Oleh sebab itu, dari sudut pandang hukum, tindakan pemilik usaha properti (stakeholder) di PIK 2 dapat dikategorikan sebagai tindak pidana dengan elemen:
- Delik Biasa
Aparat penegak hukum dapat langsung mengusut kasus ini tanpa menunggu laporan dari korban, karena peristiwa ini termasuk notoire feiten (fakta yang diketahui umum). Kejahatan yang melibatkan konglomerat Aguan Cs telah menjadi perhatian publik melalui pemberitaan luas. - Delik Formil
Kejahatan telah selesai dilakukan pada saat transaksi ganti rugi atau penyerahan uang dilakukan kepada pemilik tanah. Para pemilik tanah yang memiliki hak atas tanah berdasarkan kekitir, girik, AJB, atau sertifikat lainnya (HGU, HGB, atau Hak Pakai), telah dirugikan melalui transaksi ini. - Delik Materil
Tindakan penggusuran tanah negara (hutan bakau) telah menyebabkan kerugian negara, kerusakan lingkungan, dan kegaduhan sosial yang luar biasa. Data empiris menunjukkan dampak besar terhadap masyarakat, termasuk intimidasi, kerugian moral, tekanan batin, serta rasa takut dan marah yang meluas.

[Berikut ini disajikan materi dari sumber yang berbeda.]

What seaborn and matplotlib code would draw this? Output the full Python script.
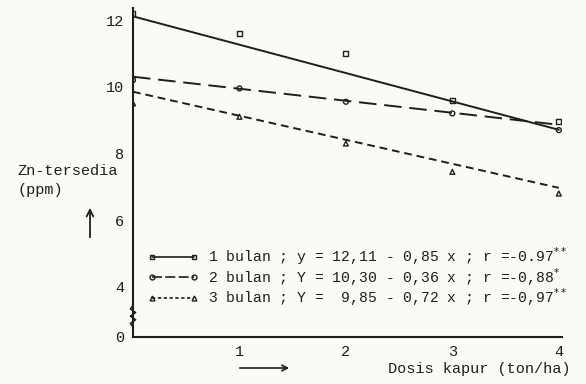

Kesimpulan Pelanggaran Hukum
Merujuk pada fakta dan yuridis, tindakan para pengembang di PIK 2 yang mengklaim status “PSN palsu” termasuk kategori tindak pidana formil dan materil. Pelaku tindak pidana mencakup:
- Stakeholder Aktif
Direksi yang mengetahui dan terlibat dalam pelanggaran hukum terkait penyerobotan hak atas tanah milik negara dan pengrusakan lingkungan (hutan bakau) dapat dianggap sebagai pelaku utama (dader/pleger). - Stakeholder Pasif
Komisaris atau pemilik modal yang memperoleh keuntungan dari saham juga dapat dikenakan tanggung jawab hukum. - Pengurus APDESI
Aparat desa yang membantu kejahatan ini, sebagaimana diatur dalam Pasal 55 KUHP, turut bertanggung jawab sebagai pihak penyerta. - Pejabat Daerah
Bupati, camat, dan kepala desa yang terlibat dalam pembebasan lahan untuk PIK 2 juga harus diperiksa atas dugaan penyalahgunaan wewenang.
Akibat Hukum
Perjanjian pelepasan hak atas tanah menjadi batal demi hukum (void ab initio) jika terbukti didasari oleh:
- Permufakatan jahat antara pembeli dan pihak lain;
- Tidak adanya itikad baik dari pembeli;
- Adanya unsur intimidasi atau nilai kompensasi yang tidak pantas.
Dengan demikian, para korban dapat kembali menguasai tanah dan bangunan yang menjadi hak mereka. Pelanggaran ini, yang melibatkan kolusi antara pengusaha dan penguasa, mencerminkan kejahatan ekonomi serius yang harus segera ditindak secara tegas oleh aparat penegak hukum.